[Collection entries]
---+---

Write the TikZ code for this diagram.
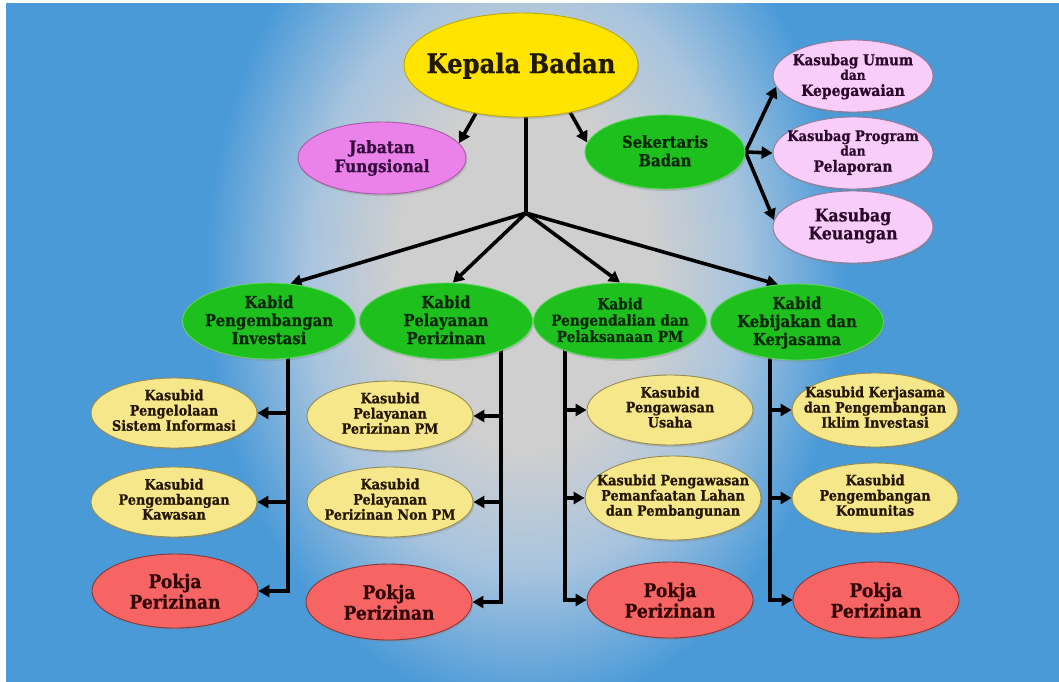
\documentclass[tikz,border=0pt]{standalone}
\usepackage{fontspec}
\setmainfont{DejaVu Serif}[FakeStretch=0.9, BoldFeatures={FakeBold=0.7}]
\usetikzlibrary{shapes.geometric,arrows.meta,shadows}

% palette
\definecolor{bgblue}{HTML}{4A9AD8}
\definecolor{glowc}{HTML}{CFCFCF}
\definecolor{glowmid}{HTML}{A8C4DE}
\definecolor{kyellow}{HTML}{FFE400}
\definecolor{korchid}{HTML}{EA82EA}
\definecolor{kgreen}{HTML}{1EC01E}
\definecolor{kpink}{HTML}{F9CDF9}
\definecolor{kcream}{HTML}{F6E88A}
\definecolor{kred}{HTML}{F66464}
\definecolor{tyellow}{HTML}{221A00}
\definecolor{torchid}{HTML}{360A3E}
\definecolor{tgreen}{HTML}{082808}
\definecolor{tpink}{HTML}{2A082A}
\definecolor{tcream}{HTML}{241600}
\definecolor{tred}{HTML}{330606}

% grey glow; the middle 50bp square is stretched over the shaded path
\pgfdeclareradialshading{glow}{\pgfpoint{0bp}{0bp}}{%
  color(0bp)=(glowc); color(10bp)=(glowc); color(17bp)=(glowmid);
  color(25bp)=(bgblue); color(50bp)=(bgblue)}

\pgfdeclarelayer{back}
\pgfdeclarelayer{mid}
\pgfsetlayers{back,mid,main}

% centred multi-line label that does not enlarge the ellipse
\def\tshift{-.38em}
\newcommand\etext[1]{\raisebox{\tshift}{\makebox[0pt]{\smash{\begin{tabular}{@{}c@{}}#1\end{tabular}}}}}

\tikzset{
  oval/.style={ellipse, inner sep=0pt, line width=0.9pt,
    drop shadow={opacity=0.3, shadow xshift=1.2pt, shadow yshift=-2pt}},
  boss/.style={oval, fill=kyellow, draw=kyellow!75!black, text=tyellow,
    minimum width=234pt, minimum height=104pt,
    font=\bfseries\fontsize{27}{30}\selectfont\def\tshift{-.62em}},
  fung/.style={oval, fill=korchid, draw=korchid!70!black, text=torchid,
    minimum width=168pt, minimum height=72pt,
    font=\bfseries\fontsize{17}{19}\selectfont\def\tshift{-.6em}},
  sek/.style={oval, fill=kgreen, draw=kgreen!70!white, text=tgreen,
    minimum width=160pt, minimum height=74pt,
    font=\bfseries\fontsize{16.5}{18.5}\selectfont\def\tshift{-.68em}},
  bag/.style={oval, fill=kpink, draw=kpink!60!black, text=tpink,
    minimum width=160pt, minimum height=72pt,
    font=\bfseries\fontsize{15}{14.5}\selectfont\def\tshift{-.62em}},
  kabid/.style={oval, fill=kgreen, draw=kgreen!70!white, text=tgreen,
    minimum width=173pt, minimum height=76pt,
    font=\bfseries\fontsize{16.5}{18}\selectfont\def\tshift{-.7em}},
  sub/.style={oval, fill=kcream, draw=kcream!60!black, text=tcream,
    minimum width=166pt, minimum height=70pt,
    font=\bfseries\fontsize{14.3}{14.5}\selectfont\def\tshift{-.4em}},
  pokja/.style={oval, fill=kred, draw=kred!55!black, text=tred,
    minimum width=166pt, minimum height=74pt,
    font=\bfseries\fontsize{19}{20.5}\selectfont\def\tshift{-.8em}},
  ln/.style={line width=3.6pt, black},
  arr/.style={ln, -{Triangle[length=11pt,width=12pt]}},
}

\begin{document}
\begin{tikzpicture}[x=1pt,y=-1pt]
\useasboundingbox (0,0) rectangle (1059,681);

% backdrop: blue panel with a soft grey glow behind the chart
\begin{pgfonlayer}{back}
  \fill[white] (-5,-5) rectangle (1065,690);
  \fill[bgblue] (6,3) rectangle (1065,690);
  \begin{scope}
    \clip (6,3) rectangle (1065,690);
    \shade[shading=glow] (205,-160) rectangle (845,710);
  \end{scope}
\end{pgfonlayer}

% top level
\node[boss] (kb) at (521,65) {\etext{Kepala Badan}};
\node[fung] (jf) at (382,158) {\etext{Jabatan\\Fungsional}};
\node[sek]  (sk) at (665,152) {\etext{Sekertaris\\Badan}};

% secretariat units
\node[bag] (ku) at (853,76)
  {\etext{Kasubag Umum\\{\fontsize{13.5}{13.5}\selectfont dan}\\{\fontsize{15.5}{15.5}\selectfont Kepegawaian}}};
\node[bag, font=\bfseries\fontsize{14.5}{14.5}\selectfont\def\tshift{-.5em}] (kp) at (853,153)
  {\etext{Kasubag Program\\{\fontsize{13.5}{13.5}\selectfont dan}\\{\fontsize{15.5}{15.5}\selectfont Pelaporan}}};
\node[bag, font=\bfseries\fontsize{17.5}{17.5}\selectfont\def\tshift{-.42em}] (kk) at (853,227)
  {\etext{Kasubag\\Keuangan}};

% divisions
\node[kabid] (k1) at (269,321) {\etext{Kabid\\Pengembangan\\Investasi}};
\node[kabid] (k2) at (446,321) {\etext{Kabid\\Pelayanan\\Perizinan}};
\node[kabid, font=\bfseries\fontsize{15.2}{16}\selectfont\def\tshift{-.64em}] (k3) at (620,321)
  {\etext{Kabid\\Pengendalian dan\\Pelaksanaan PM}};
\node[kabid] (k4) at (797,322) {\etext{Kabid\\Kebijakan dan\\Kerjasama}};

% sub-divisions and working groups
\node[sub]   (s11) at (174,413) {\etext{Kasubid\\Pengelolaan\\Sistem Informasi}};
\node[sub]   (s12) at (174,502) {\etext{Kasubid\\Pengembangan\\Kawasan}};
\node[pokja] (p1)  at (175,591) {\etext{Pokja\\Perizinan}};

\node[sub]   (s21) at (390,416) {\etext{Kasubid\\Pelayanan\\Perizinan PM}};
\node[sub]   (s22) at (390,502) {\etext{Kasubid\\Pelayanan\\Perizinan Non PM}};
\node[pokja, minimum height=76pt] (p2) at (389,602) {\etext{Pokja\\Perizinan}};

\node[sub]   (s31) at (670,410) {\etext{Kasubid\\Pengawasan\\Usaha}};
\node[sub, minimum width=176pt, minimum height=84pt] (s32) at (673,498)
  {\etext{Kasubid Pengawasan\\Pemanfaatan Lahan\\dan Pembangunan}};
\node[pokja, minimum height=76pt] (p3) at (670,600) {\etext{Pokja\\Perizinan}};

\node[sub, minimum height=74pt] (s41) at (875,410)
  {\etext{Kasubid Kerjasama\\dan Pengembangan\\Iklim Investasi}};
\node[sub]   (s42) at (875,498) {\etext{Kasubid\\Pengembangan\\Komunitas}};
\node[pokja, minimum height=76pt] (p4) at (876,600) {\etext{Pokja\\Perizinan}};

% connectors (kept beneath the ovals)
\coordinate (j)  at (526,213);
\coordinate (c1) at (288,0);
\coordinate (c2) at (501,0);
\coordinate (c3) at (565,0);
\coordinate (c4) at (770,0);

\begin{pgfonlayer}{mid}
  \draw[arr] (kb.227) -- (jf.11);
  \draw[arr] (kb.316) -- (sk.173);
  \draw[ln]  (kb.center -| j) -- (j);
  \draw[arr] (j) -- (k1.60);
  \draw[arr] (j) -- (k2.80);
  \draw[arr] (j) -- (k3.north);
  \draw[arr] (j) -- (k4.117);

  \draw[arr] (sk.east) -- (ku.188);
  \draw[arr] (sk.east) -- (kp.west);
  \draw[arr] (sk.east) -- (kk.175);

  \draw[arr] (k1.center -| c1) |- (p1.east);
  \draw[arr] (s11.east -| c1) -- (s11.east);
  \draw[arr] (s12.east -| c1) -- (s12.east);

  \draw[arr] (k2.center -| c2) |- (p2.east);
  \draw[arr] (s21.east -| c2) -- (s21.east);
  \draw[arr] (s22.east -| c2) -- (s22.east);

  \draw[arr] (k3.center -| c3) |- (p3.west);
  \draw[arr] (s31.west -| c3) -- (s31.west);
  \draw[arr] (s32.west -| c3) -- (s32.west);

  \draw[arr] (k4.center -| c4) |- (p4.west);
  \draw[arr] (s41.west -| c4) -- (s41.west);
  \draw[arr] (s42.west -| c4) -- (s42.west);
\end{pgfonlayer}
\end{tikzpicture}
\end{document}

---+---

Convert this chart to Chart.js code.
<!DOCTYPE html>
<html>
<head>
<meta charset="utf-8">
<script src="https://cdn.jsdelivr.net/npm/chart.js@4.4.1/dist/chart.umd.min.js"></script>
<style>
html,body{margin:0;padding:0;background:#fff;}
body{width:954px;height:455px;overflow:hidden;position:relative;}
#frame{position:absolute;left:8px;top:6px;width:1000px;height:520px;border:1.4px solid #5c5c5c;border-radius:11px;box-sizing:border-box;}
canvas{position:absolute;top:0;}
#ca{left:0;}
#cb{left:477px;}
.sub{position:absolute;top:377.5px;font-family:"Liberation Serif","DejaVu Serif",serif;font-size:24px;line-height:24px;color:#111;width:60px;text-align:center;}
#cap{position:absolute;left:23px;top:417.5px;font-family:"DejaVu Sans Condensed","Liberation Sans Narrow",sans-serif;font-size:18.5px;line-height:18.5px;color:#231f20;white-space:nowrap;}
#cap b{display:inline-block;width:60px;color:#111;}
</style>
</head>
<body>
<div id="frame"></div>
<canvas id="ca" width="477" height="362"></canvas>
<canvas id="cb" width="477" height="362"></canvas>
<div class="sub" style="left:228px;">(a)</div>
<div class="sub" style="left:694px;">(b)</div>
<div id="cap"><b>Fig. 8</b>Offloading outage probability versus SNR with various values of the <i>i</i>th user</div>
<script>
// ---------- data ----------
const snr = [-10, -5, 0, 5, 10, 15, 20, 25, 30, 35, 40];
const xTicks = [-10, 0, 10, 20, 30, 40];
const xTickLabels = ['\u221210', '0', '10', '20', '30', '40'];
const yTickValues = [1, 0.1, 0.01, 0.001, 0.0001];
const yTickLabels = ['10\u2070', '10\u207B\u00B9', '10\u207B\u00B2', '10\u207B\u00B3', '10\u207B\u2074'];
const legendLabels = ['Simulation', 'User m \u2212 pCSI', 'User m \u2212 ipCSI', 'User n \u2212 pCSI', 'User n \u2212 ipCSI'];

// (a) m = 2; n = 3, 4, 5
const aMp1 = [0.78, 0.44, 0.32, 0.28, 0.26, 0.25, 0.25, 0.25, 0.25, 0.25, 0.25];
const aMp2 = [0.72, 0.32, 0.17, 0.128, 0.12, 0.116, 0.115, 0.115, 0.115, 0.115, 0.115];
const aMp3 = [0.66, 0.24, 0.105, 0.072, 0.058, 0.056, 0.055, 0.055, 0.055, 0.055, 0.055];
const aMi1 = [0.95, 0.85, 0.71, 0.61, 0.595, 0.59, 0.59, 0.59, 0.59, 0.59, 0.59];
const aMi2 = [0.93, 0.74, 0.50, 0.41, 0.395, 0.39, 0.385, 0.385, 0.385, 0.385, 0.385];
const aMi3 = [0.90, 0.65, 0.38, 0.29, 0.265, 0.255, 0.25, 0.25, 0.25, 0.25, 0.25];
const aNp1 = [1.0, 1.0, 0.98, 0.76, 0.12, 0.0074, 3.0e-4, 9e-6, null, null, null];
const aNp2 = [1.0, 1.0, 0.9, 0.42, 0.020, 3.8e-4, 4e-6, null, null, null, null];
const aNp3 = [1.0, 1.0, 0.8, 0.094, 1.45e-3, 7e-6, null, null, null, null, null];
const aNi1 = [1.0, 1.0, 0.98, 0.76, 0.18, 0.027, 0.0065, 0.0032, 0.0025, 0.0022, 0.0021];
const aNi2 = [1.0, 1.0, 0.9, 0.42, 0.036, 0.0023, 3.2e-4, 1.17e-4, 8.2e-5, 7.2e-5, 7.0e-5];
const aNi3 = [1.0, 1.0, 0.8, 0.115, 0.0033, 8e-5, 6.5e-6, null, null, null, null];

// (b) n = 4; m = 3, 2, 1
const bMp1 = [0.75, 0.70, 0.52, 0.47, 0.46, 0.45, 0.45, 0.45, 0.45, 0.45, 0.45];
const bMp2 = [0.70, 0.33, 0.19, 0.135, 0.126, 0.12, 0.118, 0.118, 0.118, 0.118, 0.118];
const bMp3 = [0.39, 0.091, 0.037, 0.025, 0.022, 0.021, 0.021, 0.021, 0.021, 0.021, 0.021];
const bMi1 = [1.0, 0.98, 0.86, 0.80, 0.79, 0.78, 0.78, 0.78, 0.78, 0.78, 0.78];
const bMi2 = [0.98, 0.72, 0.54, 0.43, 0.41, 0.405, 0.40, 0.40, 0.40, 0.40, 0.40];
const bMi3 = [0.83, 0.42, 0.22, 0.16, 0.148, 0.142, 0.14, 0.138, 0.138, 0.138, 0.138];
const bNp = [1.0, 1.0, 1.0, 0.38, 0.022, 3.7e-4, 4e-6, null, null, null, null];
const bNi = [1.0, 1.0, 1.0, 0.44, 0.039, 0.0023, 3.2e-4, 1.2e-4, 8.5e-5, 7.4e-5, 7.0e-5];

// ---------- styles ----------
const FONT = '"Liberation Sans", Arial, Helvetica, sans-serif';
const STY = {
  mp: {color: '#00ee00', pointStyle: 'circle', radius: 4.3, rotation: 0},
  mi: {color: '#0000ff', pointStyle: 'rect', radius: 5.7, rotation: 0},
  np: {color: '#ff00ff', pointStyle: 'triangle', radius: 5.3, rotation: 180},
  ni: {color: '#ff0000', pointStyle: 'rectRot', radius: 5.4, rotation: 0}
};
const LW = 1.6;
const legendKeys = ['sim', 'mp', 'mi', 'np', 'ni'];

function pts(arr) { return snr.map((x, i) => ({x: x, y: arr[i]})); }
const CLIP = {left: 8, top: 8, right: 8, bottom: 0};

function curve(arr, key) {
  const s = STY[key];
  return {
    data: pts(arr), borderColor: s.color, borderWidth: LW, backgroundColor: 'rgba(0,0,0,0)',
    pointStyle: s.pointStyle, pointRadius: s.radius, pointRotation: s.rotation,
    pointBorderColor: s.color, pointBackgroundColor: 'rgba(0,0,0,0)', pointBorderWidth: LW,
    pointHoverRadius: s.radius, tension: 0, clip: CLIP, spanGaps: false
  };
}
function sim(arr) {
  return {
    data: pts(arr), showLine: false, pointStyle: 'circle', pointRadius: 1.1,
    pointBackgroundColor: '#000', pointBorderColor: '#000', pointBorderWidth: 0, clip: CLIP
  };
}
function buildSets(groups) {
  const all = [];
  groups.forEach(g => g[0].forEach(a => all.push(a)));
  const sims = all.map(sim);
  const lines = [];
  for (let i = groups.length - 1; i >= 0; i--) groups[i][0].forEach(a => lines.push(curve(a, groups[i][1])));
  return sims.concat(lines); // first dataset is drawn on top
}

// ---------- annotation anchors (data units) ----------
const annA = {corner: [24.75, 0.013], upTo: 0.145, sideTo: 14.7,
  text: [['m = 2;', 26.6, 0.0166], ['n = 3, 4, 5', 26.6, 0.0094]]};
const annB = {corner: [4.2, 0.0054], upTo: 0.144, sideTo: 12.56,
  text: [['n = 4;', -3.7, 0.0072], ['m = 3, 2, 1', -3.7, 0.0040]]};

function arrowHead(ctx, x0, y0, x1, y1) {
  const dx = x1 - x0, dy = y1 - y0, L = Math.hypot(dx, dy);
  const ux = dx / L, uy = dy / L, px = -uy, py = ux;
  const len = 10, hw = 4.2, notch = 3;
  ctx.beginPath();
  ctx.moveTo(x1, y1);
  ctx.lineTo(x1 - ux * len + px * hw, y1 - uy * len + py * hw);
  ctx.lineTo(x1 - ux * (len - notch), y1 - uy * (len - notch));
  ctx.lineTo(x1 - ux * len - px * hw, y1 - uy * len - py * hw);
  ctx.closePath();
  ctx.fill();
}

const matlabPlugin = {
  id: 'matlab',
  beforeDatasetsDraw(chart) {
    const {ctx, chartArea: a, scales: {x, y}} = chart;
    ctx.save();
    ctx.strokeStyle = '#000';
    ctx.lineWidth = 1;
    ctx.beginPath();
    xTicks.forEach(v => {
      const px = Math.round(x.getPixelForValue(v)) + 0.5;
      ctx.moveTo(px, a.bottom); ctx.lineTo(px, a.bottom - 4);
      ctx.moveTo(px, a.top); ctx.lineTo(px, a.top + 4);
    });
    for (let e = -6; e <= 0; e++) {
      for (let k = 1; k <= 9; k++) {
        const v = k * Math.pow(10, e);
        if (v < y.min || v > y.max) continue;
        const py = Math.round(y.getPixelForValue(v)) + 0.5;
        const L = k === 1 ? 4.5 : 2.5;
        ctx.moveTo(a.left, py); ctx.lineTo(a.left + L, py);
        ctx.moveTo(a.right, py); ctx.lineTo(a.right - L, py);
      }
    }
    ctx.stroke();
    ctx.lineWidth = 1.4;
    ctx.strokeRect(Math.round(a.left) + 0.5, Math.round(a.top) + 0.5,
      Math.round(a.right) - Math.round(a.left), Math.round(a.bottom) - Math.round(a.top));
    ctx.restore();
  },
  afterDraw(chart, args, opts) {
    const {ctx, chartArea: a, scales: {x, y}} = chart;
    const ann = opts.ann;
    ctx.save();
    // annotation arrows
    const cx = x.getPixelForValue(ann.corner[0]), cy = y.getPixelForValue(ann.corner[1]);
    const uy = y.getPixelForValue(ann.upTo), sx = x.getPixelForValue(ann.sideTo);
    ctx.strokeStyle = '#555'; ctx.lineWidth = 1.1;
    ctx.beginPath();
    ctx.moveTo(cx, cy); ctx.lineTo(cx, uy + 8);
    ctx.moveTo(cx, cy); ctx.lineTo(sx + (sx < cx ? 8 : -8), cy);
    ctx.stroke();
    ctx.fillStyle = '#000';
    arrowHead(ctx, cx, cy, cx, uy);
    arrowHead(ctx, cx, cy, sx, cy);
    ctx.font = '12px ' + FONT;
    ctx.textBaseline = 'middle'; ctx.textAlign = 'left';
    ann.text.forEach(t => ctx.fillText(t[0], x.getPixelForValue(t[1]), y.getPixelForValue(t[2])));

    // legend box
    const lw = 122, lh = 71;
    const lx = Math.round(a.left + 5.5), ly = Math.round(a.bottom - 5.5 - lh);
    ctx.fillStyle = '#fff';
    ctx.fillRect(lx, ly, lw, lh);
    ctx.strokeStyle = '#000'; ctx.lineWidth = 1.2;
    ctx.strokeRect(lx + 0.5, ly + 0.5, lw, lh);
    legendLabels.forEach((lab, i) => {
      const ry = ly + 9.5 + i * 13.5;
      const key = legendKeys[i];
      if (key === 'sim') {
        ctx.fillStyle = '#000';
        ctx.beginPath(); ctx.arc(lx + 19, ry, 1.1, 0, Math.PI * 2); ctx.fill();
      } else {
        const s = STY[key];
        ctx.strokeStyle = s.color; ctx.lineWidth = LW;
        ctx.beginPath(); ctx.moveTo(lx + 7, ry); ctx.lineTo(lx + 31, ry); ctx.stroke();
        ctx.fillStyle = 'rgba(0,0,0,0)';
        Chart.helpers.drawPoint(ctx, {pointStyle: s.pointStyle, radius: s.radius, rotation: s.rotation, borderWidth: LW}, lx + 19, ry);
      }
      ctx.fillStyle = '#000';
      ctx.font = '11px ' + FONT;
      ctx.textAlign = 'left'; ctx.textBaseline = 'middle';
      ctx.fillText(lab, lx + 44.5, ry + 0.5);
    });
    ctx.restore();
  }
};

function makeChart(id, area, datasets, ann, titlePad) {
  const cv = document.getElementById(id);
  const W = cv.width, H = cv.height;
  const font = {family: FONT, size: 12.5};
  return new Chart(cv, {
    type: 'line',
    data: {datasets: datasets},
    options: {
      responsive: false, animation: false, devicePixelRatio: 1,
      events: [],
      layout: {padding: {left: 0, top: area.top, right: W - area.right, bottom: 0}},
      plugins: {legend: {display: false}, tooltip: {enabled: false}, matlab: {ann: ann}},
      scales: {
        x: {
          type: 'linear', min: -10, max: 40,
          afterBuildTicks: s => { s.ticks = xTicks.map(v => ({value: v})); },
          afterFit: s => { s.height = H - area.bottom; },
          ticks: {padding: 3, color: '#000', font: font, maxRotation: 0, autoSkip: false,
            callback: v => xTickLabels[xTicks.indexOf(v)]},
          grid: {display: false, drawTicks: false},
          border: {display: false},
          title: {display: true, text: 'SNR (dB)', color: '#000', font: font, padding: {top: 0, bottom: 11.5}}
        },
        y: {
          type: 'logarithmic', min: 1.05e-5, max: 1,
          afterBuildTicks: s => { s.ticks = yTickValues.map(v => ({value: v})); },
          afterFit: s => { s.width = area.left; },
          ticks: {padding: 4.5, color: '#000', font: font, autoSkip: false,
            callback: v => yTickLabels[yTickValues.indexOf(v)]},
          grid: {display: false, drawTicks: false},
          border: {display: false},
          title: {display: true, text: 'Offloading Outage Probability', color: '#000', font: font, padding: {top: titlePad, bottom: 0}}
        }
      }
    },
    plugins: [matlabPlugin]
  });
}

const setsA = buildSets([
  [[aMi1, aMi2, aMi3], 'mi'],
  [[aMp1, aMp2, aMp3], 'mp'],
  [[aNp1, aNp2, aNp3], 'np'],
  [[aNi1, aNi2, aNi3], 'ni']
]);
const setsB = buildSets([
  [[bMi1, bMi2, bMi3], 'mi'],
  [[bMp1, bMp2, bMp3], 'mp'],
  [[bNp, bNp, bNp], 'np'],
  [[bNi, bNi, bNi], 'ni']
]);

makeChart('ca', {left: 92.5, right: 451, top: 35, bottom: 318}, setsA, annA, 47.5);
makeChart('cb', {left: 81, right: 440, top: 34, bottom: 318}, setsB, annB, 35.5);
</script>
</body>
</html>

---+---

- Problem description:
Which lines above contain the word "code"? Copy each of them.

- Solution below:
Write the TikZ code for this diagram.
Convert this chart to Chart.js code.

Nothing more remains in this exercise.